### Excerpted records
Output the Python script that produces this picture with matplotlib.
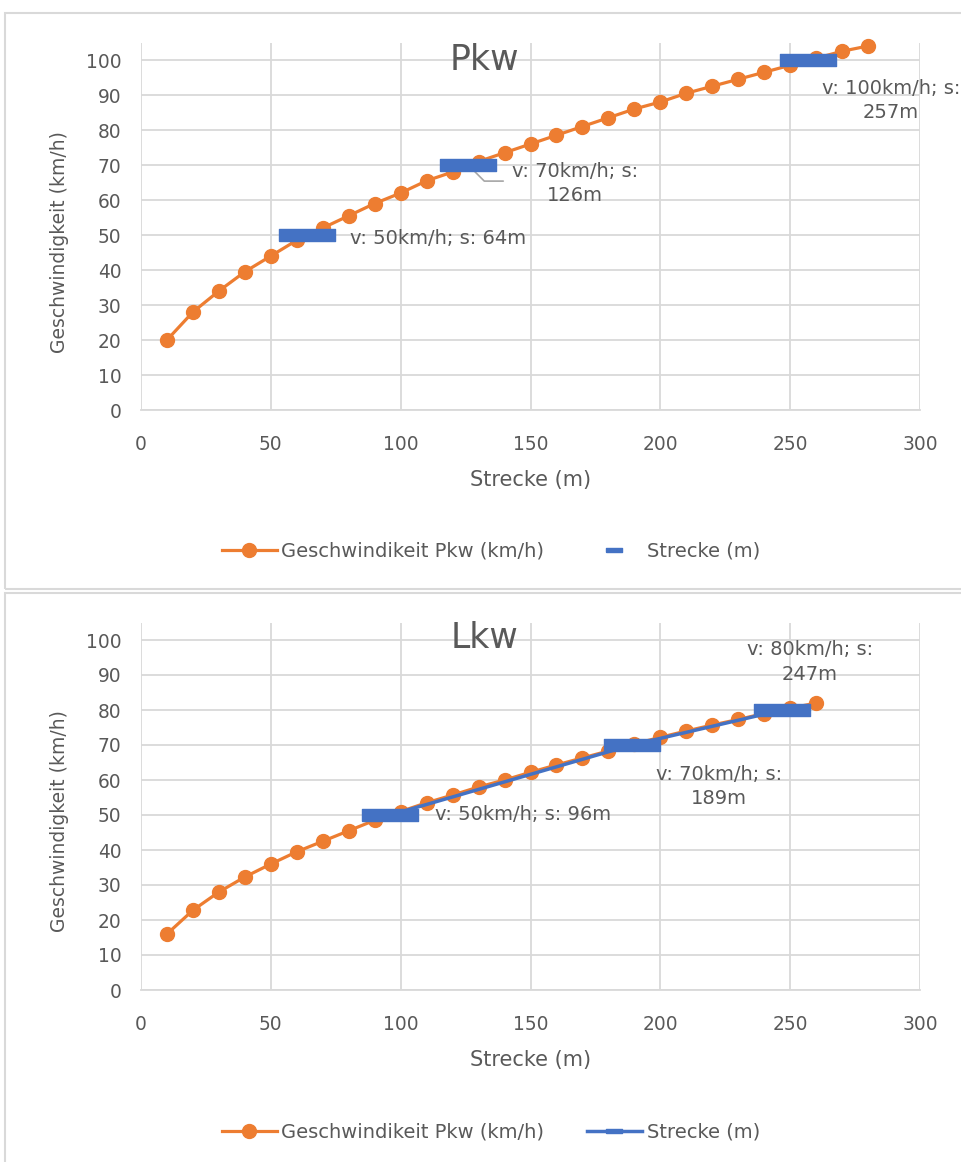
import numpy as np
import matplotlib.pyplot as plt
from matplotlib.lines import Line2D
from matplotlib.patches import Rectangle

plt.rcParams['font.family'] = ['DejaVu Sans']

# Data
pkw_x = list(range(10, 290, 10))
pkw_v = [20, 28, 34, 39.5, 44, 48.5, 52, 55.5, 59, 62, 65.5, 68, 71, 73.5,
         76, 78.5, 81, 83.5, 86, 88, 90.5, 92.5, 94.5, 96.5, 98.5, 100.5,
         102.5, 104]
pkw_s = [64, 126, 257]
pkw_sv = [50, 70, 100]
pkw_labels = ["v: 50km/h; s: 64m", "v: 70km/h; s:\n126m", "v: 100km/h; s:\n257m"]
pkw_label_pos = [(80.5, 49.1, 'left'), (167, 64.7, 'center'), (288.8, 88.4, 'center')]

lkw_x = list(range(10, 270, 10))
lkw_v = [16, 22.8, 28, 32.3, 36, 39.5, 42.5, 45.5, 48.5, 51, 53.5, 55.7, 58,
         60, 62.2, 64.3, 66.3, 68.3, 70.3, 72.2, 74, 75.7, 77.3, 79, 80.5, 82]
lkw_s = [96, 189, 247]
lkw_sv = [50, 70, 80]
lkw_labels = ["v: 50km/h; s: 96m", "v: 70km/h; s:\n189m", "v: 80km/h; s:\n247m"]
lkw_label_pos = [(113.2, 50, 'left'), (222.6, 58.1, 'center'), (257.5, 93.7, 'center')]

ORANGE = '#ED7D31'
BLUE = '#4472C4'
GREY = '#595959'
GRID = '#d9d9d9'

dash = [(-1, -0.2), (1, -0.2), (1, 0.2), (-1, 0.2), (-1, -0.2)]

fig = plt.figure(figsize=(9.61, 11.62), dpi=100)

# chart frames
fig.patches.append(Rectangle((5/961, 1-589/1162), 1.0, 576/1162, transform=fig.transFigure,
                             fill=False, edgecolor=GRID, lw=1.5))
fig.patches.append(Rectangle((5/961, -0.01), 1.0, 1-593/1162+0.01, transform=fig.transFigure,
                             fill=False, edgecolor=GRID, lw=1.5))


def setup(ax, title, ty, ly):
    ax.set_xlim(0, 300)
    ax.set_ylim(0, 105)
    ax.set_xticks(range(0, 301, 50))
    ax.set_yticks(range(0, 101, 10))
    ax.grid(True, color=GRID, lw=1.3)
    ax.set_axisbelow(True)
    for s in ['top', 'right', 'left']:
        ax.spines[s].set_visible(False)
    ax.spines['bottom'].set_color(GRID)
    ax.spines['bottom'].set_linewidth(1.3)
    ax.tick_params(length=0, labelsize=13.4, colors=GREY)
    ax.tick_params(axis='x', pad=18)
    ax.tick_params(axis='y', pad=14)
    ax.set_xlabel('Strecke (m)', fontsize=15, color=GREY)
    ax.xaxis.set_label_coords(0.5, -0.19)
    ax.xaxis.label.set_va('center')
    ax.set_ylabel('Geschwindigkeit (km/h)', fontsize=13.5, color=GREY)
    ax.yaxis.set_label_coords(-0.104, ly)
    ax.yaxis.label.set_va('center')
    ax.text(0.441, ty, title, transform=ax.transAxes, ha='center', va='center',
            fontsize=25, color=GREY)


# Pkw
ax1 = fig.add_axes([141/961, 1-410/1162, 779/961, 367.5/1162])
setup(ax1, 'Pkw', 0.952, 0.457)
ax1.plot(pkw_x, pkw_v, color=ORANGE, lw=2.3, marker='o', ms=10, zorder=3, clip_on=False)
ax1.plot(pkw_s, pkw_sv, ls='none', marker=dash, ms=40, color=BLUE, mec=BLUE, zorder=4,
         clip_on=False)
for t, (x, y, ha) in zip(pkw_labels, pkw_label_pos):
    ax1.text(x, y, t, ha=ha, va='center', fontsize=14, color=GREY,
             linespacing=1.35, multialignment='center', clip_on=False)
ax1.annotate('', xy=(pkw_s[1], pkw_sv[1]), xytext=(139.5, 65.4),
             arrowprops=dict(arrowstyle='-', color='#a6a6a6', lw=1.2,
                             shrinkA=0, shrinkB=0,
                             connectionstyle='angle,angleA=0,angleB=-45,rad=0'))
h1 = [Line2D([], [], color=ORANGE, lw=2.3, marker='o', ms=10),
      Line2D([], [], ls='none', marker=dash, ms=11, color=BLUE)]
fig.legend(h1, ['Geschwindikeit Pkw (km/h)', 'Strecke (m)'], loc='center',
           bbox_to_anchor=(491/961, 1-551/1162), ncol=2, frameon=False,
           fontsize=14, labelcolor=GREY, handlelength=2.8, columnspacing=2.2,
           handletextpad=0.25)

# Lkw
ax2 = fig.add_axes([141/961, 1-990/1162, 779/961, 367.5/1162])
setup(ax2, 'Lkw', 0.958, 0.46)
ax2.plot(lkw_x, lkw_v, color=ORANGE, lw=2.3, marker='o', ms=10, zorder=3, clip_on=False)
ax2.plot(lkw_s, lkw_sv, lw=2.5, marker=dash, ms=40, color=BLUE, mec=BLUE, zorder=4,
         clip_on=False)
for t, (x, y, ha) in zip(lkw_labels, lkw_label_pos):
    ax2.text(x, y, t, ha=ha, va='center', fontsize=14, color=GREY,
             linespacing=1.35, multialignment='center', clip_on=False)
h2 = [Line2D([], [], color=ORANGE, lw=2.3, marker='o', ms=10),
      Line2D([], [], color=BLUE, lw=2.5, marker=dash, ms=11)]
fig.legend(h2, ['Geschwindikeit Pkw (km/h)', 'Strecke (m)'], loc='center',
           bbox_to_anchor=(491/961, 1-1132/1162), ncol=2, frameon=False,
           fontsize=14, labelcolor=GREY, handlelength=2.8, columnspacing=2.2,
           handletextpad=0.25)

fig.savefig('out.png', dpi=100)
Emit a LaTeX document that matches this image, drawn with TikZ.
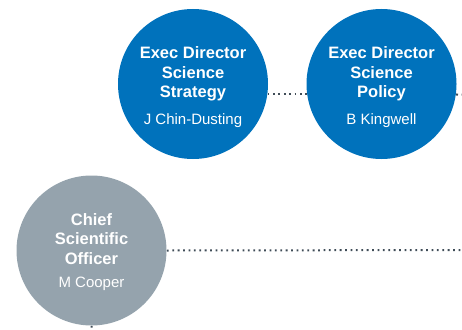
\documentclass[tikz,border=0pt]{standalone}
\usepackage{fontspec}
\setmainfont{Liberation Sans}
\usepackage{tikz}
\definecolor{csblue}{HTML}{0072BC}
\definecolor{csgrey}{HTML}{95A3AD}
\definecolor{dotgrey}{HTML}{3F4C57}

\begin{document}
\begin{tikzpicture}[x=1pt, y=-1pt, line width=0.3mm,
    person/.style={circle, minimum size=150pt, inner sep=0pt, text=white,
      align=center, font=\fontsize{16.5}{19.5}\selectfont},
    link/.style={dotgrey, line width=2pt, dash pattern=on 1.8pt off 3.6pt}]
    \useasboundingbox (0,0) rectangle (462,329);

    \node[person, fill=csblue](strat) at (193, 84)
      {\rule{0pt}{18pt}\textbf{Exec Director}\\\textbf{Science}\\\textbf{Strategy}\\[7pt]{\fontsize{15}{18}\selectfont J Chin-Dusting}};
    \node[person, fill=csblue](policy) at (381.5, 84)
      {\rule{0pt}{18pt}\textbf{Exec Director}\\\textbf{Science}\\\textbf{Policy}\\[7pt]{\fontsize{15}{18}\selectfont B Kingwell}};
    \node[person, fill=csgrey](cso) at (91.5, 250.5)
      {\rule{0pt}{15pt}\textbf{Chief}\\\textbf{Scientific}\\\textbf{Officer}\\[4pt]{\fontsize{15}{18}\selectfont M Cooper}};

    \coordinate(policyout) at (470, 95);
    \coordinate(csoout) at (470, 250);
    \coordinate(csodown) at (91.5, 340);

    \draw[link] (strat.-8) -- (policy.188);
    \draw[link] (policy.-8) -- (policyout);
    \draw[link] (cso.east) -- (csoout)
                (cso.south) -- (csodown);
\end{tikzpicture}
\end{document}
######
» **Required work**
Starting at the top of the listing above, please restate word for word each line up to and including the one that holds "fig = plt.figure(figsize=(9.61, 11.62), dpi=100)", omitting every image.

» **Task output**
Output the Python script that produces this picture with matplotlib.
import numpy as np
import matplotlib.pyplot as plt
from matplotlib.lines import Line2D
from matplotlib.patches import Rectangle

plt.rcParams['font.family'] = ['DejaVu Sans']

# Data
pkw_x = list(range(10, 290, 10))
pkw_v = [20, 28, 34, 39.5, 44, 48.5, 52, 55.5, 59, 62, 65.5, 68, 71, 73.5,
         76, 78.5, 81, 83.5, 86, 88, 90.5, 92.5, 94.5, 96.5, 98.5, 100.5,
         102.5, 104]
pkw_s = [64, 126, 257]
pkw_sv = [50, 70, 100]
pkw_labels = ["v: 50km/h; s: 64m", "v: 70km/h; s:\n126m", "v: 100km/h; s:\n257m"]
pkw_label_pos = [(80.5, 49.1, 'left'), (167, 64.7, 'center'), (288.8, 88.4, 'center')]

lkw_x = list(range(10, 270, 10))
lkw_v = [16, 22.8, 28, 32.3, 36, 39.5, 42.5, 45.5, 48.5, 51, 53.5, 55.7, 58,
         60, 62.2, 64.3, 66.3, 68.3, 70.3, 72.2, 74, 75.7, 77.3, 79, 80.5, 82]
lkw_s = [96, 189, 247]
lkw_sv = [50, 70, 80]
lkw_labels = ["v: 50km/h; s: 96m", "v: 70km/h; s:\n189m", "v: 80km/h; s:\n247m"]
lkw_label_pos = [(113.2, 50, 'left'), (222.6, 58.1, 'center'), (257.5, 93.7, 'center')]

ORANGE = '#ED7D31'
BLUE = '#4472C4'
GREY = '#595959'
GRID = '#d9d9d9'

dash = [(-1, -0.2), (1, -0.2), (1, 0.2), (-1, 0.2), (-1, -0.2)]

fig = plt.figure(figsize=(9.61, 11.62), dpi=100)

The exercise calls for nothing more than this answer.